16 Sep 2014 19:53

Baseline option for 2015-2017 macroeconomic forecast no longer envisages sales tax - Ulyukayev

ISTANBUL. Sept 16 (Interfax) - The Russian Economic Development Ministry has removed the imposition of a sales tax in the latest baseline forecast for Russian socioeconomic development, Economic Development Minister Alexei Ulyukayev told journalists on Tuesday in Istanbul.

"While at the latest meeting with the head of government namely this concept was agreed upon - that we are calculating the baseline option without the hypothesis about the imposition of a sales tax," the minister said.

As a result, the inflation forecast for 2015 was lowered to 5.5% from 6%, he said.

The baseline option originally enshrined the right of Russia's regions to impose a sales tax of up to 3%, he said. The ministry thought from the outset that this would extend to around 50% of turnover, but the bar was then lowered to 30%. As a result of this, the first 2015 inflation forecast of 6.5%, made at the end of August, was lowered to 6% at the start of September.

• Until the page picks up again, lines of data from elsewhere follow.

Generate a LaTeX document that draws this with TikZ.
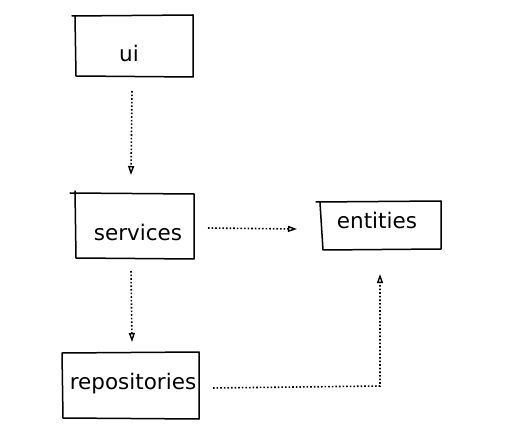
\documentclass[tikz,border=0pt]{standalone}
\usepackage{fontspec}
\setmainfont{DejaVu Sans}
\usetikzlibrary{arrows.meta}
\begin{document}
\begin{tikzpicture}[x=1pt,y=-1pt,
  boxline/.style={line width=1.5pt, line join=round, line cap=round},
  lbl/.style={inner sep=0pt, font=\fontsize{21.5}{25}\selectfont},
  dep/.style={line width=1.6pt, dotted, -{Triangle[open,length=9pt,width=6pt,line width=1.4pt]}},
  link/.style={line width=1.6pt, dotted}]
\useasboundingbox (0,0) rectangle (513,435);
% ui box
\draw[boxline] (72,16) -- (193,15) -- (193,77) -- (76,76) -- (75,17);
\node[lbl] (ui) at (129,53) {ui};
% services box
\draw[boxline] (70,193) -- (194,194) -- (194,259) -- (76,258) -- (75,191);
\node[lbl] (services) at (138,232) {services};
% entities box
\draw[boxline] (316,202) -- (441,201) -- (441,249) -- (323,250) -- (320,203);
\node[lbl] (entities) at (377,220) {entities};
% repositories box
\draw[boxline] (62,353) -- (199,352) -- (199,419) -- (63,418) -- (62,353);
\node[lbl] (repositories) at (133,384) {repositories};
% connector endpoints
\coordinate (a1) at (132,91);
\coordinate (a2) at (131,175);
\coordinate (b1) at (131,271);
\coordinate (b2) at (132,342);
\coordinate (c1) at (208,228);
\coordinate (c2) at (297,229);
\coordinate (d1) at (213,388);
\coordinate (d2) at (380,386);
\coordinate (d3) at (380,274);
\draw[dep] (a1) -- (a2);
\draw[dep] (b1) -- (b2);
\draw[dep] (c1) -- (c2);
\draw[dep] (d1) -- (d2) -- (d3);
\end{tikzpicture}
\end{document}
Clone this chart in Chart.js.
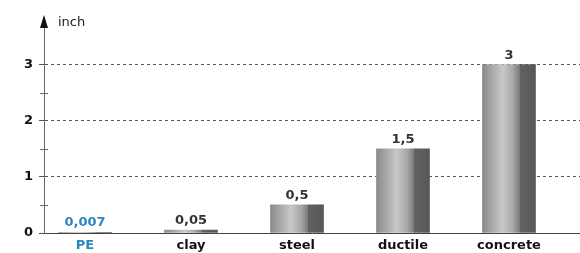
<!DOCTYPE html>
<html>
<head>
<meta charset="utf-8">
<script src="https://cdn.jsdelivr.net/npm/chart.js@4"></script>
<style>
  html, body { margin: 0; padding: 0; background: #fff; }
  #wrap { width: 580px; height: 253px; }
</style>
</head>
<body>
<div id="wrap"><canvas id="pipeChart" width="580" height="253"></canvas></div>
<script>
// data
const categories = ["PE", "clay", "steel", "ductile", "concrete"];
const values = [0.007, 0.05, 0.5, 1.5, 3];
const valueLabels = ["0,007", "0,05", "0,5", "1,5", "3"];
const yTicks = [0, 1, 2, 3];
const unitLabel = "inch";

const BLUE = "#2b86c0";
const BAR_W = 53;
const FONT = "'DejaVu Sans', Verdana, sans-serif";

// gradient for each "cylinder" bar
function barFill(c) {
    const chart = c.chart;
    const xs = chart.scales.x;
    if (!xs || c.dataIndex === undefined) return "#999";
    const cx = xs.getPixelForValue(c.dataIndex);
    if (!isFinite(cx)) return "#999";
    const g = chart.ctx.createLinearGradient(cx - BAR_W / 2, 0, cx + BAR_W / 2, 0);
    g.addColorStop(0, "#8a8a8a");
    g.addColorStop(0.38, "#c8c8c8");
    g.addColorStop(0.58, "#a6a6a6");
    g.addColorStop(0.7, "#7c7c7c");
    g.addColorStop(0.71, "#626262");
    g.addColorStop(1, "#575757");
    return g;
}

// arrow, unit and value labels
const extras = {
    id: "extras",
    afterDraw(chart) {
        const ctx = chart.ctx;
        const area = chart.chartArea;
        ctx.save();
        // arrow on top of the y axis
        ctx.fillStyle = "#111";
        ctx.beginPath();
        ctx.moveTo(area.left, area.top - 2);
        ctx.lineTo(area.left - 4, area.top + 11);
        ctx.lineTo(area.left + 4, area.top + 11);
        ctx.closePath();
        ctx.fill();

        ctx.font = "13px " + FONT;
        ctx.fillStyle = "#222";
        ctx.textAlign = "left";
        ctx.textBaseline = "middle";
        ctx.fillText(unitLabel, area.left + 14, area.top + 6);

        // minor ticks on the axis
        const ys = chart.scales.y;
        ctx.strokeStyle = "#666";
        ctx.lineWidth = 1;
        [0.5, 1.5, 2.5].forEach(v => {
            const y = Math.round(ys.getPixelForValue(v)) + 0.5;
            ctx.beginPath();
            ctx.moveTo(area.left - 4, y);
            ctx.lineTo(area.left + 4, y);
            ctx.stroke();
        });

        // values above bars
        const meta = chart.getDatasetMeta(0);
        ctx.font = "bold 13px " + FONT;
        ctx.textAlign = "center";
        ctx.textBaseline = "bottom";
        meta.data.forEach((bar, i) => {
            ctx.fillStyle = i === 0 ? BLUE : "#333";
            ctx.fillText(valueLabels[i], bar.x, bar.y - 3);
        });
        ctx.restore();
    }
};

new Chart(document.getElementById("pipeChart"), {
    type: "bar",
    data: {
        datasets: [{
            data: values.map((v, i) => ({ x: i, y: v })),
            backgroundColor: barFill,
            barThickness: BAR_W,
            borderWidth: 0
        }]
    },
    options: {
        responsive: false,
        animation: false,
        layout: { padding: { top: 17, left: 0, right: 0, bottom: 0 } },
        plugins: { legend: { display: false }, tooltip: { enabled: false } },
        scales: {
            x: {
                type: "linear",
                offset: false,
                min: -0.387,
                max: 4.67,
                afterFit: s => { s.height = 20; },
                grid: { display: false, drawTicks: false, offset: false },
                border: { color: "#444", width: 1 },
                ticks: {
                    stepSize: 1,
                    includeBounds: false,
                    autoSkip: false,
                    maxRotation: 0,
                    padding: 5,
                    font: { family: FONT, size: 13, weight: "bold" },
                    color: c => (c.tick && c.tick.value === 0 ? BLUE : "#111"),
                    callback: v => (Number.isInteger(v) && categories[v] !== undefined ? categories[v] : "")
                }
            },
            y: {
                min: 0,
                max: 3.85,
                afterFit: s => { s.width = 44; },
                afterBuildTicks: s => { s.ticks = yTicks.map(v => ({ value: v })); },
                grid: {
                    color: c => (c.tick && c.tick.value > 0 ? "#555" : "rgba(0,0,0,0)"),
                    tickColor: "#555",
                    tickLength: 5,
                    lineWidth: 1
                },
                border: { color: "#666", width: 1, dash: [3, 3] },
                ticks: {
                    padding: 6,
                    font: { family: FONT, size: 13, weight: "bold" },
                    color: "#111"
                }
            }
        }
    },
    plugins: [extras]
});
</script>
</body>
</html>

The latest decision to not impose sales tax at all lowers the inflation target for next year by another 0.5 pp, and the latest baseline forecast is 5%-6%, with a 5.5% benchmark, Ulyukayev said.

He also said not having to factor the sales tax in improved the investment and profit forecasts. "The 2015 investment growth forecast is 2% instead of 1.5%," he said.

He said that on Wednesday a meeting with the Russian president is planned, at which it is expected to make a final decision on this issue.